Even when the series is running, it may not provide a fully enjoyable manga-reading experience. Since he began his frequent hiatuses, Togashi’s returns have sometimes been marred by poor artwork. Here is a comparison of an earlier chapter, when he was releasing at a reasonable rate, with a chapter in the hiatus-intense years. (Click images for full size.)

Chapter 127, Page 2

Chapter 252, Page 12

Clearly, at his best, Togashi is a talented artist, and to his credit, he cleans up his work and creates proper art for volume releases. That said, sketches like this, for which he has become infamous, are unacceptable for a series in a major shonen magazine, let alone one by an established mangaka.

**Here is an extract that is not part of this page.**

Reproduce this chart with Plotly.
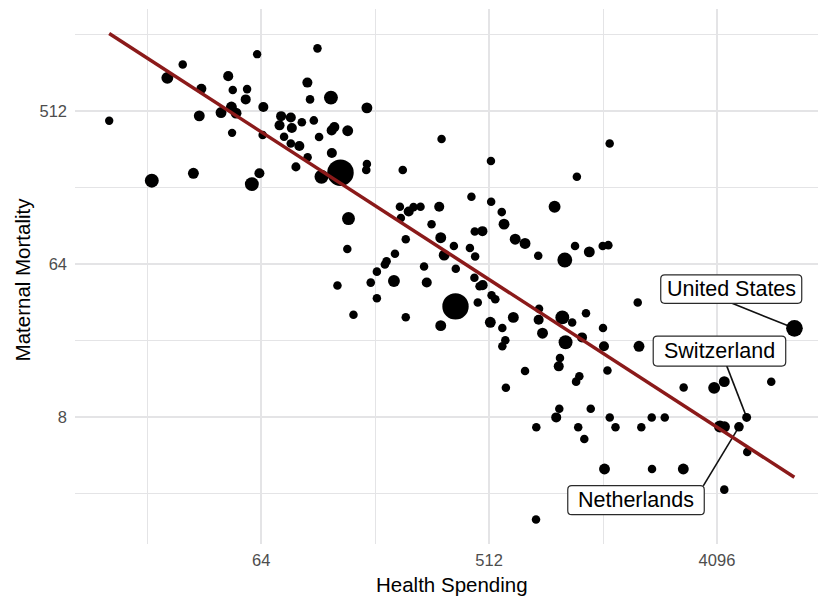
import math
import plotly.graph_objects as go

# ---- data ----
spending = [16.0, 31.3, 27.2, 23.6, 34.5, 37.1, 36.4, 47.4, 49.4, 56.3,
            55.6, 61.7, 44.4, 48.8, 50.9, 49.1, 65.3, 64.9, 63.0, 58.8,
            107, 97.6, 100, 121, 168, 76.8, 83.9, 75.7, 84.7, 92.8,
            103.5, 78.9, 83.9, 90.7, 97.8, 87.9, 108.6, 121.8, 124.8, 141,
            122, 168, 167, 132, 111, 233, 332, 142, 140.5, 128.4,
            174, 184, 198, 201, 217, 215, 184, 239.5, 227, 246,
            257, 274, 229, 325, 303, 329.5, 371.5, 430, 451, 340,
            283, 378, 448, 290, 469.5, 483, 524, 542, 462, 377,
            148.6, 239.5, 329.5, 518, 578, 639, 594, 578, 711, 597,
            521, 436, 522, 575, 587, 449.5, 482, 650, 711, 802,
            1022, 1122, 1278, 1444, 1520, 931, 1141, 1539, 808, 805,
            999, 1093, 1240, 834, 1029, 1196, 1448, 1461, 2011, 1988,
            978, 967, 1167, 1133, 1508, 3023, 3992, 4379, 6722, 972,
            945, 1295, 788, 1155, 1221, 1540, 1623, 2054, 2259, 2544,
            4208, 4387, 5006, 5370, 5399, 1468, 2265, 3013, 4379, 786,
            8306]
mortality = [449, 965, 804, 199, 220, 693, 480, 823, 681, 690,
             600, 1109, 502, 541, 498, 381, 541, 370, 220, 190,
             1200, 754, 600, 615, 535, 478, 469, 422, 407, 440,
             451, 361, 330, 319, 274, 240, 360, 394, 412, 392,
             290, 250, 230, 222, 210, 230, 350, 119, 78.7, 47.9,
             49.9, 57.9, 63.8, 66.7, 73.8, 51, 40.3, 89.8, 139.8, 131,
             139, 139.8, 120, 139.8, 110, 91.8, 82, 79.9, 71, 72.4,
             62, 60.2, 53.2, 50, 47.4, 48.2, 42, 39.8, 38.1, 36.1,
             32.2, 31.2, 27.8, 29.1, 26.9, 31.1, 22.8, 21, 15, 11.95,
             260, 160, 149.6, 130, 110.3, 99.9, 100.3, 89.9, 84.9, 71.9,
             67.8, 82, 75.7, 82, 82.9, 139.8, 210, 330, 35, 30.1,
             31.1, 29, 32.9, 25.1, 22.2, 23.7, 26.9, 21, 21, 38.1,
             17.9, 16, 14, 13, 15.1, 12, 11.95, 13, 13, 9.0,
             8.0, 9.0, 7.0, 7.0, 5.96, 8.0, 7.0, 7.0, 8.0, 8.0,
             7.07, 7.04, 7.04, 8.0, 5.0, 3.97, 3.97, 3.97, 3.0, 2.0,
             26.8]
population = [3, 4, 75, 160, 45, 25, 45, 25, 4, 4,
              25, 3, 45, 45, 45, 3, 25, 4, 25, 160,
              4, 25, 5, 160, 45, 25, 25, 25, 25, 5,
              5, 4, 5, 25, 4, 10, 5, 25, 25, 45,
              25, 4, 5, 1400, 160, 5, 4, 115, 4, 4,
              5, 4, 5, 5, 4, 75, 4, 4, 4, 25,
              4, 4, 4, 25, 4, 45, 4, 4, 4, 45,
              4, 4, 4, 25, 4, 25, 4, 5, 4, 1380,
              4, 4, 45, 45, 4, 45, 4, 4, 4, 4,
              4, 4, 4, 5, 45, 4, 25, 45, 45, 4,
              210, 4, 45, 4, 5, 75, 4, 4, 4, 25,
              160, 4, 4, 45, 160, 25, 4, 25, 45, 4,
              4, 25, 4, 5, 4, 4, 75, 45, 4, 4,
              25, 4, 4, 4, 4, 4, 4, 4, 4, 4,
              75, 45, 17, 8.6, 4, 45, 4, 45, 4, 4,
              330]

# fitted trend (endpoints)
trend_spending = [16.0, 8300]
trend_mortality = [1470, 3.55]

# labelled countries
label_names = ["United States", "Switzerland", "Netherlands"]
label_point_x = [8306, 5370, 5006]
label_point_y = [26.8, 8.0, 7.04]
label_box_x = [4666, 4191, 1957]
label_box_y = [45.7, 19.7, 2.6]
label_line_x = [4702, 4477, 3615]
label_line_y = [37.7, 16.1, 3.16]

x_ticks = [64, 512, 4096]
y_ticks = [8, 64, 512]

# ---- styling ----
FONT = "Liberation Sans, Arial, Helvetica, sans-serif"
GRID = "#e4e4e6"
LABEL_BOX_PX = [(141, 28.5), (132.5, 30), (136.5, 29)]  # box width, height in px
CORNER = 4

pmax = max(population)
sizes = [7.5 + 19 * math.sqrt(p) / math.sqrt(pmax) for p in population]

fig = go.Figure()

# leader lines for labels
lx, ly = [], []
for i in range(len(label_names)):
    lx += [label_line_x[i], label_point_x[i], None]
    ly += [label_line_y[i], label_point_y[i], None]
fig.add_trace(go.Scatter(x=lx, y=ly, mode="lines",
                         line=dict(color="#111111", width=1.6),
                         hoverinfo="skip", showlegend=False))

fig.add_trace(go.Scatter(x=spending, y=mortality, mode="markers",
                         marker=dict(color="black", size=sizes, opacity=1,
                                     line=dict(width=0)),
                         showlegend=False))

fig.add_trace(go.Scatter(x=trend_spending, y=trend_mortality, mode="lines",
                         line=dict(color="#8b1a1a", width=3.5),
                         hoverinfo="skip", showlegend=False))


def rounded_rect(w, h, r):
    W, H = w / 2.0, h / 2.0
    return (f"M {-W + r},{-H} L {W - r},{-H} Q {W},{-H} {W},{-H + r} "
            f"L {W},{H - r} Q {W},{H} {W - r},{H} L {-W + r},{H} "
            f"Q {-W},{H} {-W},{H - r} L {-W},{-H + r} Q {-W},{-H} {-W + r},{-H} Z")


for i, name in enumerate(label_names):
    w, h = LABEL_BOX_PX[i]
    fig.add_shape(type="path", xref="x", yref="y",
                  xsizemode="pixel", ysizemode="pixel",
                  xanchor=label_box_x[i], yanchor=label_box_y[i],
                  path=rounded_rect(w, h, CORNER),
                  fillcolor="white", line=dict(color="#2a2a2a", width=1.2),
                  layer="above")
    fig.add_annotation(x=math.log10(label_box_x[i]), y=math.log10(label_box_y[i]),
                       xref="x", yref="y", text=name, showarrow=False,
                       font=dict(family=FONT, size=21.5, color="black"),
                       xanchor="center", yanchor="middle")

minor_x = [t * math.sqrt(8) for t in [8] + x_ticks]
minor_y = [t * math.sqrt(8) for t in [1] + y_ticks]

fig.add_annotation(text="Health Spending", xref="paper", yref="paper",
                   x=0.507, y=-0.076, showarrow=False, xanchor="center", yanchor="middle",
                   font=dict(family=FONT, size=20.5, color="black"))
fig.add_annotation(text="Maternal Mortality", xref="paper", yref="paper",
                   x=-0.071, y=0.495, showarrow=False, xanchor="center", yanchor="middle",
                   textangle=-90, font=dict(family=FONT, size=20.5, color="black"))

fig.update_layout(
    width=818, height=597,
    margin=dict(l=75, r=0, t=9, b=53, pad=0),
    plot_bgcolor="white", paper_bgcolor="white",
    font=dict(family=FONT),
    showlegend=False,
    xaxis=dict(type="log", range=[3.55 * math.log10(2), 13.33 * math.log10(2)],
               tickvals=x_ticks, ticktext=[str(v) for v in x_ticks],
               showgrid=True, gridcolor=GRID, gridwidth=1.6,
               minor=dict(tickvals=minor_x, showgrid=True, gridcolor=GRID, gridwidth=1.2),
               zeroline=False, showline=False, ticks="",
               tickfont=dict(family=FONT, size=16.5, color="#4d4d4d"),
               ticklabelstandoff=4),
    yaxis=dict(type="log", range=[0.52 * math.log10(2), 11.0 * math.log10(2)],
               tickvals=y_ticks, ticktext=[str(v) for v in y_ticks],
               showgrid=True, gridcolor=GRID, gridwidth=1.6,
               minor=dict(tickvals=minor_y, showgrid=True, gridcolor=GRID, gridwidth=1.2),
               zeroline=False, showline=False, ticks="",
               tickfont=dict(family=FONT, size=16.5, color="#4d4d4d"),
               ticklabelstandoff=7),
)

fig.write_html("out.html", config={"displayModeBar": False},
               post_script="document.body.style.margin='0';document.body.style.padding='0';")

Most glaring, though, are the hiatuses themselves. Here are the shocking statistics:

  • From its debut (Issue 14, 1998) to present day (Issue 26, 2010), Hunter x Hunter has been absent from Weekly Shonen Jump 276 times.
  • The longest hiatus was 79 straight missed issues (2006-2007).
  • The series was absent the most in 2009, missing 46 of 48 issues that year.
  • There have been 585 issues of Weekly Shonen Jump since HxH began; Togashi has missed over 47% of them.
  • Given 48 issues of Jump in one calendar year, that’s 5.75 publishing years missed.
  • By comparison, One Piece (debut: Issue 34, 1997) has missed 33 issues to date. Naruto (debut: Issue 43, 1999) has missed 19 issues to date. Amazingly, KochiKame, which began in Issue 42, 1976, has never missed a single week!

Of course, most of these figures will be obsolete beginning in a couple weeks, as yet another hiatus begins. The future of the series remains worrisome, not in terms of publication (Shueisha is unlikely to choose now to cancel the series, over any other opportunities it has had to do so) but in terms of the story. For all these shortcomings and legitimate issues, Togashi remains a creative and engaging author who devises fascinating stories, clever powers and fighting styles, and interesting characters. His biggest failing is an inability to see his ideas through to an acceptable conclusion, as was evidenced by the end of YuYu Hakusho, and as has been unfolding before us for years now with Hunter x Hunter. Feeling appropriately frustrated, some fans have called for the series to end with the climax of this arc, but that would be a disservice both to those who have stuck with the series through all the delays and scribble-art, and to Togashi’s own unresolved plot. Other fans clamor for Togashi to hand artistic duties over to another mangaka and concentrate on the writing, which Togashi surely is unwilling to do, or it would have happened years ago.

In any case, Hunter x Hunter deserves a proper finale beyond this arc. Will Gon ever find his dad? Will Kurapica ever achieve the full extent of his revenge? Will Leorio ever… matter? This series is too good to die without suitable resolution for its most important storylines, but whether said resolution is acceptable or otherwise, it seems we’ll be waiting quite some time before we get there.